Begin at the top of the entries below and write out every line through the one containing "ax.xaxis.set_minor_locator(MultipleLocator(0.5))", excluding pictures.

### Extracted data
────────────────────────────────────────
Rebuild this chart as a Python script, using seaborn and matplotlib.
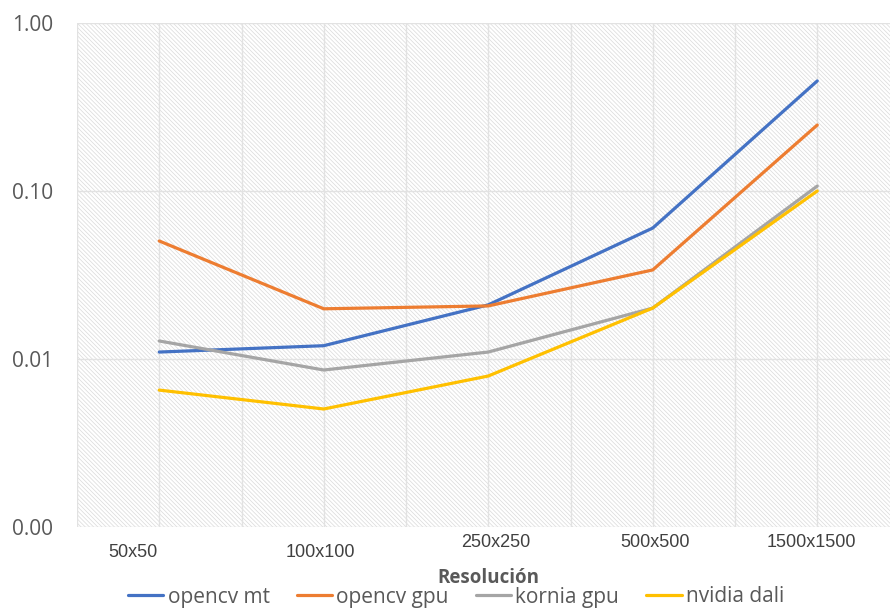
import numpy as np
import pandas as pd
import matplotlib
matplotlib.use("Agg")
import matplotlib.pyplot as plt
import matplotlib.transforms as mtransforms
from matplotlib.ticker import FixedLocator, FuncFormatter, NullLocator, MultipleLocator
import seaborn as sns

# Processing time per image (s) by resolution
resolutions = ["50x50", "100x100", "250x250", "500x500", "1500x1500"]
opencv_mt = [0.0110, 0.0120, 0.0210, 0.0602, 0.452]
opencv_gpu = [0.0504, 0.0199, 0.0207, 0.0339, 0.247]
kornia_gpu = [0.0128, 0.0086, 0.0110, 0.0201, 0.107]
nvidia_dali = [0.00653, 0.00504, 0.00792, 0.0201, 0.100]

series_names = ["opencv mt", "opencv gpu", "kornia gpu", "nvidia dali"]
series_values = [opencv_mt, opencv_gpu, kornia_gpu, nvidia_dali]
series_colors = ["#4472C4", "#ED7D31", "#A5A5A5", "#FFC000"]

y_ticks = [0.001, 0.01, 0.1, 1.0]

rows = []
for name, vals in zip(series_names, series_values):
    for i, (res, v) in enumerate(zip(resolutions, vals)):
        rows.append({"pos": i, "Resolución": res, "serie": name, "tiempo": v})
df = pd.DataFrame(rows)

sns.set_theme(style="white")
plt.rcParams["font.family"] = ["Open Sans", "DejaVu Sans"]
plt.rcParams["hatch.linewidth"] = 0.5

fig = plt.figure(figsize=(8.9, 6.15), dpi=100)
ax = fig.add_axes([77 / 890, 1 - 527 / 615, 822.5 / 890, 504 / 615])

# hatched plot area
ax.patch.set_facecolor("white")
ax.patch.set_hatch("\\" * 8)
ax.patch.set_edgecolor("#dadada")
ax.patch.set_linewidth(0)

sns.lineplot(data=df, x="pos", y="tiempo", hue="serie", hue_order=series_names,
             palette=series_colors, linewidth=2.3, legend=False, ax=ax,
             sort=False, zorder=3)

ax.set_yscale("log")
ax.set_ylim(y_ticks[0], y_ticks[-1])
ax.set_xlim(-0.5, len(resolutions) - 0.5)
ax.yaxis.set_major_locator(FixedLocator(y_ticks))
ax.yaxis.set_minor_locator(NullLocator())
ax.yaxis.set_major_formatter(FuncFormatter(lambda v, p: f"{v:.2f}"))

ax.set_xticks(range(len(resolutions)))
ax.set_xticklabels(resolutions, fontsize=13, color="#404040",
                   family=["Liberation Sans", "DejaVu Sans"])
ax.xaxis.set_minor_locator(MultipleLocator(0.5))

ax.grid(True, which="both", axis="x", color="#e2e2e2", linewidth=1.0, zorder=1)
ax.grid(True, which="major", axis="y", color="#e2e2e2", linewidth=1.0, zorder=1)
ax.set_axisbelow(True)
for s in ax.spines.values():
    s.set_visible(False)

ax.tick_params(axis="both", which="both", length=0)
ax.tick_params(axis="y", labelsize=15, labelcolor="#595959", pad=17)
ax.tick_params(axis="x", pad=6)

ax.set_ylabel("")
ax.set_xlabel("Resolución", fontsize=13.5, fontweight="bold", color="#595959")
ax.xaxis.set_label_coords(0.5, -0.082)

# staggered category labels
offsets_px = [(-26, -9), (-3, -9), (7, 1), (2, 1), (-6, 1)]
for lab, (dx, dy) in zip(ax.get_xticklabels(), offsets_px):
    lab.set_transform(lab.get_transform() +
                      mtransforms.ScaledTranslation(dx / 100, dy / 100, fig.dpi_scale_trans))

handles = ax.get_lines()[:len(series_names)]
leg = fig.legend(handles, series_names, loc="center", ncol=4,
                 bbox_to_anchor=(456 / 890, 1 - 597 / 615), frameon=False,
                 fontsize=15, handlelength=1.7, handletextpad=0.2,
                 columnspacing=1.3, borderaxespad=0)
for t in leg.get_texts():
    t.set_color("#595959")

fig.savefig("out.png", dpi=100)
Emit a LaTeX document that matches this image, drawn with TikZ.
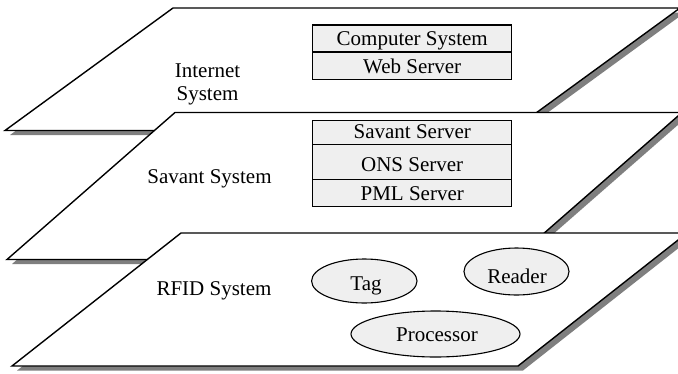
\documentclass[tikz,border=0pt]{standalone}
\usepackage{fontspec}
\setmainfont{Liberation Serif}
\usetikzlibrary{shapes.geometric}
\definecolor{shadowgray}{HTML}{7F7F7F}
\definecolor{partfill}{HTML}{EFEFEF}

\begin{document}
\begin{tikzpicture}[x=1pt,y=-1pt,
  plane/.style={draw=black, fill=white, line width=1.4pt, line join=miter},
  planeshadow/.style={fill=shadowgray, shift={(5,4.5)}},
  srv/.style={rectangle, draw=black, fill=partfill, line width=1.2pt,
              minimum width=199pt, inner sep=0pt},
  part/.style={ellipse, draw=black, fill=partfill, line width=1.1pt, inner sep=0pt},
  txt/.style={anchor=base, inner sep=0pt, font=\fontsize{21}{23}\selectfont},
]
\clip (0,0) rectangle (678,373);

% ---- Internet layer ----
\fill[planeshadow] (173,8) -- (680,8) -- (512,130.5) -- (5,130.5) -- cycle;
\draw[plane] (173,8) -- (680,8) -- (512,130.5) -- (5,130.5) -- cycle;
% two-line label: its base anchor sits on the last line
\node[txt, align=center] (inet) at (207.5,100) {Internet\\System};
\node[srv, minimum height=26.5pt] (cs) at (412.2,38.2) {};
\node[srv, minimum height=27.8pt] (ws) at (412.2,65.4) {};
\draw[line width=2.6pt] (cs.south west) -- (cs.south east);
\node[txt] (cst) at (412.2,45) {Computer System};
\node[txt] (wst) at (412.2,73.3) {Web Server};

% ---- Savant layer ----
\fill[planeshadow] (175,112.5) -- (682,112.5) -- (514,259.5) -- (7,259.5) -- cycle;
\draw[plane] (175,112.5) -- (682,112.5) -- (514,259.5) -- (7,259.5) -- cycle;
\node[txt] (sav) at (209.5,183) {Savant System};
\node[srv, minimum height=23.6pt] (ss) at (412.2,132.5) {};
\node[srv, minimum height=35pt] (ons) at (412.2,161.8) {};
\node[srv, minimum height=27.4pt] (pml) at (412.2,193) {};
\node[txt] (sst) at (412.2,138.3) {Savant Server};
\node[txt] (onst) at (412.2,171.7) {ONS Server};
\node[txt] (pmlt) at (412.2,200) {PML Server};

% ---- RFID layer ----
\fill[planeshadow] (181,233) -- (687,233) -- (518,366) -- (12,366) -- cycle;
\draw[plane] (181,233) -- (687,233) -- (518,366) -- (12,366) -- cycle;
\node[txt] (rfid) at (214,295) {RFID System};
\node[part, minimum width=105.4pt, minimum height=44pt] (tag) at (364.3,281) {};
\node[part, minimum width=105pt, minimum height=47pt] (rdr) at (516.5,271.5) {};
\node[part, minimum width=169pt, minimum height=46pt] (proc) at (435.5,334) {};
\node[txt] (tagt) at (366,290) {Tag};
\node[txt] (rdrt) at (517,283.3) {Reader};
\node[txt] (proct) at (437,341.7) {Processor};
\end{tikzpicture}
\end{document}
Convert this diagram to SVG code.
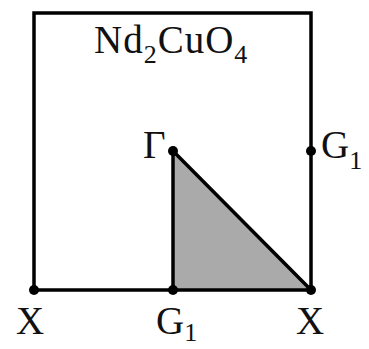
<svg xmlns="http://www.w3.org/2000/svg" width="369" height="349" viewBox="0 0 369 349">
<style>
.ln{stroke:#000;stroke-width:3.5;fill:none;stroke-linecap:square}
.dot{fill:#000}
.t{font-family:"Liberation Serif","Times New Roman",serif;font-size:39px;fill:#111}
.s{font-size:26px}
</style>
<rect width="369" height="349" fill="#fff"/>
<g id="connectors">
<polygon points="173,151 173,290 311,290" fill="#aaa" stroke="none"/>
<rect class="ln" x="34" y="13" width="277" height="277"/>
<line class="ln" x1="173" y1="151" x2="173" y2="290"/>
<line class="ln" x1="173" y1="151" x2="311" y2="290"/>
</g>
<g id="title"><text class="t" x="94" y="53" letter-spacing="1">Nd<tspan class="s" dy="10">2</tspan><tspan dy="-10">CuO</tspan><tspan class="s" dy="10">4</tspan></text></g>
<g id="gamma"><circle class="dot" cx="173" cy="151" r="5"/><text class="t" x="143" y="158">Γ</text></g>
<g id="g1-right"><circle class="dot" cx="311" cy="151" r="5"/><text class="t" x="321" y="158">G<tspan class="s" dy="11">1</tspan></text></g>
<g id="x-left"><circle class="dot" cx="34" cy="290" r="5"/><text class="t" x="16" y="334">X</text></g>
<g id="g1-bottom"><circle class="dot" cx="173" cy="290" r="5"/><text class="t" x="156" y="334">G<tspan class="s" dy="7">1</tspan></text></g>
<g id="x-right"><circle class="dot" cx="311" cy="290" r="5"/><text class="t" x="296" y="334">X</text></g>
</svg>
────────────────────────────────────────
### Result for this exercise
Rebuild this chart as a Python script, using seaborn and matplotlib.
import numpy as np
import pandas as pd
import matplotlib
matplotlib.use("Agg")
import matplotlib.pyplot as plt
import matplotlib.transforms as mtransforms
from matplotlib.ticker import FixedLocator, FuncFormatter, NullLocator, MultipleLocator
import seaborn as sns

# Processing time per image (s) by resolution
resolutions = ["50x50", "100x100", "250x250", "500x500", "1500x1500"]
opencv_mt = [0.0110, 0.0120, 0.0210, 0.0602, 0.452]
opencv_gpu = [0.0504, 0.0199, 0.0207, 0.0339, 0.247]
kornia_gpu = [0.0128, 0.0086, 0.0110, 0.0201, 0.107]
nvidia_dali = [0.00653, 0.00504, 0.00792, 0.0201, 0.100]

series_names = ["opencv mt", "opencv gpu", "kornia gpu", "nvidia dali"]
series_values = [opencv_mt, opencv_gpu, kornia_gpu, nvidia_dali]
series_colors = ["#4472C4", "#ED7D31", "#A5A5A5", "#FFC000"]

y_ticks = [0.001, 0.01, 0.1, 1.0]

rows = []
for name, vals in zip(series_names, series_values):
    for i, (res, v) in enumerate(zip(resolutions, vals)):
        rows.append({"pos": i, "Resolución": res, "serie": name, "tiempo": v})
df = pd.DataFrame(rows)

sns.set_theme(style="white")
plt.rcParams["font.family"] = ["Open Sans", "DejaVu Sans"]
plt.rcParams["hatch.linewidth"] = 0.5

fig = plt.figure(figsize=(8.9, 6.15), dpi=100)
ax = fig.add_axes([77 / 890, 1 - 527 / 615, 822.5 / 890, 504 / 615])

# hatched plot area
ax.patch.set_facecolor("white")
ax.patch.set_hatch("\\" * 8)
ax.patch.set_edgecolor("#dadada")
ax.patch.set_linewidth(0)

sns.lineplot(data=df, x="pos", y="tiempo", hue="serie", hue_order=series_names,
             palette=series_colors, linewidth=2.3, legend=False, ax=ax,
             sort=False, zorder=3)

ax.set_yscale("log")
ax.set_ylim(y_ticks[0], y_ticks[-1])
ax.set_xlim(-0.5, len(resolutions) - 0.5)
ax.yaxis.set_major_locator(FixedLocator(y_ticks))
ax.yaxis.set_minor_locator(NullLocator())
ax.yaxis.set_major_formatter(FuncFormatter(lambda v, p: f"{v:.2f}"))

ax.set_xticks(range(len(resolutions)))
ax.set_xticklabels(resolutions, fontsize=13, color="#404040",
                   family=["Liberation Sans", "DejaVu Sans"])
ax.xaxis.set_minor_locator(MultipleLocator(0.5))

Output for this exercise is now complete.